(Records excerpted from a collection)
====================

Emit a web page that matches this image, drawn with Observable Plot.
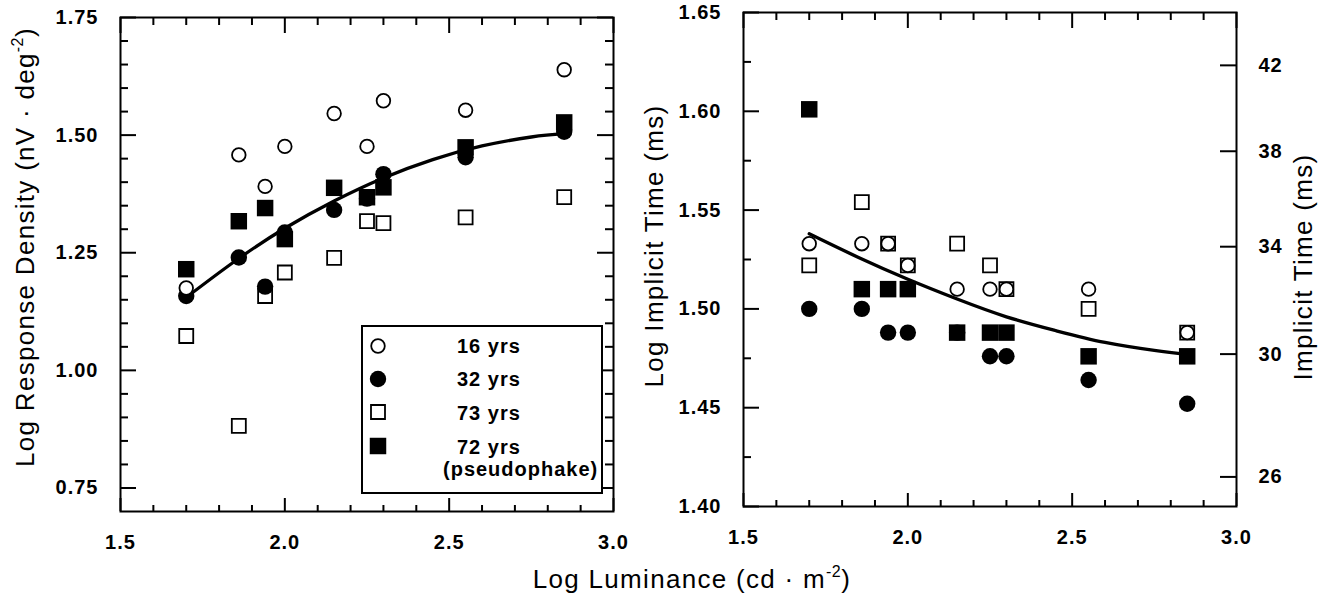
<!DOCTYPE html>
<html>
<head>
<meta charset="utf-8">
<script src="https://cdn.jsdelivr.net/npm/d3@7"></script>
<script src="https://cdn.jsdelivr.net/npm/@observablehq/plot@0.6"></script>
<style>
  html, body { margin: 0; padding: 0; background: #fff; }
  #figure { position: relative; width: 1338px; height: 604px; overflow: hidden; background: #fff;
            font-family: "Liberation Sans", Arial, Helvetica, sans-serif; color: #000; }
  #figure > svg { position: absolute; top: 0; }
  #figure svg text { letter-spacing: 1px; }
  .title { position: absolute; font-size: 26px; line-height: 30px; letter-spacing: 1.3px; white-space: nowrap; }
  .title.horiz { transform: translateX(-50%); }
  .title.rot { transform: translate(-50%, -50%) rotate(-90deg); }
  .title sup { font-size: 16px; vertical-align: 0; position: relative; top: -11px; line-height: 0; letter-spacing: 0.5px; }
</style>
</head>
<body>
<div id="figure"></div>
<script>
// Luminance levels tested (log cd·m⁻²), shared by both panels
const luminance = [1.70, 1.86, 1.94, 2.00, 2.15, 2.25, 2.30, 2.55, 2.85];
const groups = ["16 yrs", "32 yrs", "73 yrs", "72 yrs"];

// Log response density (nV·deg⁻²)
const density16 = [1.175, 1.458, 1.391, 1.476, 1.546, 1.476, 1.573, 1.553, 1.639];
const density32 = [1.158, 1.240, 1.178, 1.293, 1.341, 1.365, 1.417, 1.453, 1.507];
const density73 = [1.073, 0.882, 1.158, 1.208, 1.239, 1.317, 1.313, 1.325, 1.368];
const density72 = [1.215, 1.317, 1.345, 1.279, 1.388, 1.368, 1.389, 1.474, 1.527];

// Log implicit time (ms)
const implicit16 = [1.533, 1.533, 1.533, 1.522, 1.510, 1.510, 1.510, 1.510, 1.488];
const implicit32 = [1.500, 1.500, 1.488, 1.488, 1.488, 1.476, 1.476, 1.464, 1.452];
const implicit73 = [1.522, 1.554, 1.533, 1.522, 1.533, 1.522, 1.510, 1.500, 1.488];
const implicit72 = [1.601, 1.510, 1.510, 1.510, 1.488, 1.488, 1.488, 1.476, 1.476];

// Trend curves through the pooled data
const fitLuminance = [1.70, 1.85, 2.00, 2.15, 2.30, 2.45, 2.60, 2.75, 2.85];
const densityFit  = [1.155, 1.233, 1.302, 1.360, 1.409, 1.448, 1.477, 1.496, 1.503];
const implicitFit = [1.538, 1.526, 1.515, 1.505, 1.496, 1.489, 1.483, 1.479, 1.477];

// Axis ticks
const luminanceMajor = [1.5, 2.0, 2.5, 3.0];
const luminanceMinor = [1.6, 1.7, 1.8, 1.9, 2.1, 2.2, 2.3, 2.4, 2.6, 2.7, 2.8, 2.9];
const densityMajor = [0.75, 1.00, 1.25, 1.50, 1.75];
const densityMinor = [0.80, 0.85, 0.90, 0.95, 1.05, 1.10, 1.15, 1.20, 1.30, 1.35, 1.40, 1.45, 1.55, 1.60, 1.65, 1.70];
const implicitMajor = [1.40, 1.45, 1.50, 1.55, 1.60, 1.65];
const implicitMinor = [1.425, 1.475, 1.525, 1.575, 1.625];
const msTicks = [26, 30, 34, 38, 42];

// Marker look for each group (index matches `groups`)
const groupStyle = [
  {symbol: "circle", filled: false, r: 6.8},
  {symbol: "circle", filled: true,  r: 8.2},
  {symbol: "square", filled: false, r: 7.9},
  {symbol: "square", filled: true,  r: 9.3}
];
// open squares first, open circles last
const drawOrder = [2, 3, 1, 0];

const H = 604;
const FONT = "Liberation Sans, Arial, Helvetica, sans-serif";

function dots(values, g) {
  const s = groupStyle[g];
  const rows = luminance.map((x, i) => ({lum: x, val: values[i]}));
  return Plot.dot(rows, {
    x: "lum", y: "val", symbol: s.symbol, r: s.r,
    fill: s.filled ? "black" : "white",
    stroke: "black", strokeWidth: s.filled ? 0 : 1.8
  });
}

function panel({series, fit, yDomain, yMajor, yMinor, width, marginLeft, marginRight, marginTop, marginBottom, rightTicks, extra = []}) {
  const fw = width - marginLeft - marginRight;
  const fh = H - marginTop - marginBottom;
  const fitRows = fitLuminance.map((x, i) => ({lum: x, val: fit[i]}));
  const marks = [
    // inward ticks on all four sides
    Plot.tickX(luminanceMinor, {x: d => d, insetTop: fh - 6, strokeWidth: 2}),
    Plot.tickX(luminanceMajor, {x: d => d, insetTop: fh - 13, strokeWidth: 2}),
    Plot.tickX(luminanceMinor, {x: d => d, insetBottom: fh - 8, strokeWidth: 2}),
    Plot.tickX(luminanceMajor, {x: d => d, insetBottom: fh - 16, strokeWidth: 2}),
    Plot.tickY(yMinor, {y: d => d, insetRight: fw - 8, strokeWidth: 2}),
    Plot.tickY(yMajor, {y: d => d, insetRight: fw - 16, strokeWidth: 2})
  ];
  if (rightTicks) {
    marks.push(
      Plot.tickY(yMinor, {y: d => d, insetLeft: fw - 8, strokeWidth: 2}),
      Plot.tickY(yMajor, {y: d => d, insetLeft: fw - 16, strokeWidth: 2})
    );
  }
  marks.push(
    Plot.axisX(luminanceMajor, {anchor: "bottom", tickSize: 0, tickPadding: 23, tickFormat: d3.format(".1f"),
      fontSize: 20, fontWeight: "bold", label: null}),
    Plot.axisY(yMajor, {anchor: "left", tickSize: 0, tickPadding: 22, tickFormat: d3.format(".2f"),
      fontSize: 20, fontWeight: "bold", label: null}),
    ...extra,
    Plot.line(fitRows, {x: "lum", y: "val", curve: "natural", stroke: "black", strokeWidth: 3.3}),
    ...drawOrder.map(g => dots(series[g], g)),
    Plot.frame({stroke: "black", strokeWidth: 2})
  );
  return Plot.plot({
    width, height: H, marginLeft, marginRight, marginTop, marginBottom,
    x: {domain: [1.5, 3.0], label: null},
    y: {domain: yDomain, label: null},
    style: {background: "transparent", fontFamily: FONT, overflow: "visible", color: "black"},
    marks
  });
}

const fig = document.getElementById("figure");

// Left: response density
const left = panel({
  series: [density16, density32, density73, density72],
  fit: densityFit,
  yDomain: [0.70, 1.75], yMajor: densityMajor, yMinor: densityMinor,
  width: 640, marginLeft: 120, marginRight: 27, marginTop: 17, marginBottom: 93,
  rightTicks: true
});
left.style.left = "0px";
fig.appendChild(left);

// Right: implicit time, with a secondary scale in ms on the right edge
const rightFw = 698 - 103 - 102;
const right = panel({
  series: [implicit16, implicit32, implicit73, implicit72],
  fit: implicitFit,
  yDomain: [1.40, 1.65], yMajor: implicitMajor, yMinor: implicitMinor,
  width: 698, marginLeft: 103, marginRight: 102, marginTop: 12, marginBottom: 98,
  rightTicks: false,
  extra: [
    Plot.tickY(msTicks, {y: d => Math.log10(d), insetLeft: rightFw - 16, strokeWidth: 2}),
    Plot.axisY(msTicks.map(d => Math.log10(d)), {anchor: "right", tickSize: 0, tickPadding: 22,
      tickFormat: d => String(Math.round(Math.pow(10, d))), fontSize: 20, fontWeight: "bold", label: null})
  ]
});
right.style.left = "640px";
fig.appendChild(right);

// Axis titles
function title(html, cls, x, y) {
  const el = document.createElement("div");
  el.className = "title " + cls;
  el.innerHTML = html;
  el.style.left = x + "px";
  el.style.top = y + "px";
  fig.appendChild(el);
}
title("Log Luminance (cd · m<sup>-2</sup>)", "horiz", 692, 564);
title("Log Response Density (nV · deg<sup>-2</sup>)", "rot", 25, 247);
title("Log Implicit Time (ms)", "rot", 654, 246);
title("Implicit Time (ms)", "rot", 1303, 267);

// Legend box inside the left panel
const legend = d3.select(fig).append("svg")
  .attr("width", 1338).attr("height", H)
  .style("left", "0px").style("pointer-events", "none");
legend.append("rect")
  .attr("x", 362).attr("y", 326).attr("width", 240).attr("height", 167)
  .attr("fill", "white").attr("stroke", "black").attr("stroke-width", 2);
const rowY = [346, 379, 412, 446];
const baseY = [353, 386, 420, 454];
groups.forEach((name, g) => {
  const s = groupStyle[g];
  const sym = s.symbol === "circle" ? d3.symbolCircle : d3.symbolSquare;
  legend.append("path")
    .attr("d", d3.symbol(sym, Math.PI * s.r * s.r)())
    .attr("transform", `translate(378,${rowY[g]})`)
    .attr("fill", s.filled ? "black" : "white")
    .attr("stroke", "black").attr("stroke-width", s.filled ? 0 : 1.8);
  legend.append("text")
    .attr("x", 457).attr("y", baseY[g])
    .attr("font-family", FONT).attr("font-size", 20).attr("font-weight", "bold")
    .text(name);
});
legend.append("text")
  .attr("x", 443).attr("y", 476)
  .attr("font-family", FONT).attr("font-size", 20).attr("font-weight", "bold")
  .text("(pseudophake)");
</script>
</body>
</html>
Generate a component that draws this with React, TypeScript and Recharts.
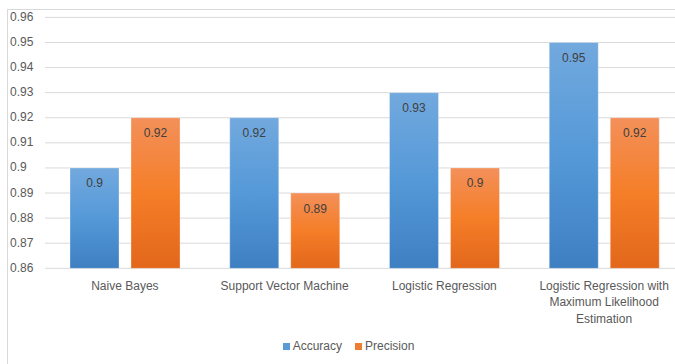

====================

(Work to complete)
Take the lines above from the top of the records through the one with "1.488, 1.476, 1.476];" and repeat them exactly, without any pictures.

(Output below)
Emit a web page that matches this image, drawn with Observable Plot.
<!DOCTYPE html>
<html>
<head>
<meta charset="utf-8">
<script src="https://cdn.jsdelivr.net/npm/d3@7"></script>
<script src="https://cdn.jsdelivr.net/npm/@observablehq/plot@0.6"></script>
<style>
  html, body { margin: 0; padding: 0; background: #fff; }
  #figure { position: relative; width: 1338px; height: 604px; overflow: hidden; background: #fff;
            font-family: "Liberation Sans", Arial, Helvetica, sans-serif; color: #000; }
  #figure > svg { position: absolute; top: 0; }
  #figure svg text { letter-spacing: 1px; }
  .title { position: absolute; font-size: 26px; line-height: 30px; letter-spacing: 1.3px; white-space: nowrap; }
  .title.horiz { transform: translateX(-50%); }
  .title.rot { transform: translate(-50%, -50%) rotate(-90deg); }
  .title sup { font-size: 16px; vertical-align: 0; position: relative; top: -11px; line-height: 0; letter-spacing: 0.5px; }
</style>
</head>
<body>
<div id="figure"></div>
<script>
// Luminance levels tested (log cd·m⁻²), shared by both panels
const luminance = [1.70, 1.86, 1.94, 2.00, 2.15, 2.25, 2.30, 2.55, 2.85];
const groups = ["16 yrs", "32 yrs", "73 yrs", "72 yrs"];

// Log response density (nV·deg⁻²)
const density16 = [1.175, 1.458, 1.391, 1.476, 1.546, 1.476, 1.573, 1.553, 1.639];
const density32 = [1.158, 1.240, 1.178, 1.293, 1.341, 1.365, 1.417, 1.453, 1.507];
const density73 = [1.073, 0.882, 1.158, 1.208, 1.239, 1.317, 1.313, 1.325, 1.368];
const density72 = [1.215, 1.317, 1.345, 1.279, 1.388, 1.368, 1.389, 1.474, 1.527];

// Log implicit time (ms)
const implicit16 = [1.533, 1.533, 1.533, 1.522, 1.510, 1.510, 1.510, 1.510, 1.488];
const implicit32 = [1.500, 1.500, 1.488, 1.488, 1.488, 1.476, 1.476, 1.464, 1.452];
const implicit73 = [1.522, 1.554, 1.533, 1.522, 1.533, 1.522, 1.510, 1.500, 1.488];
const implicit72 = [1.601, 1.510, 1.510, 1.510, 1.488, 1.488, 1.488, 1.476, 1.476];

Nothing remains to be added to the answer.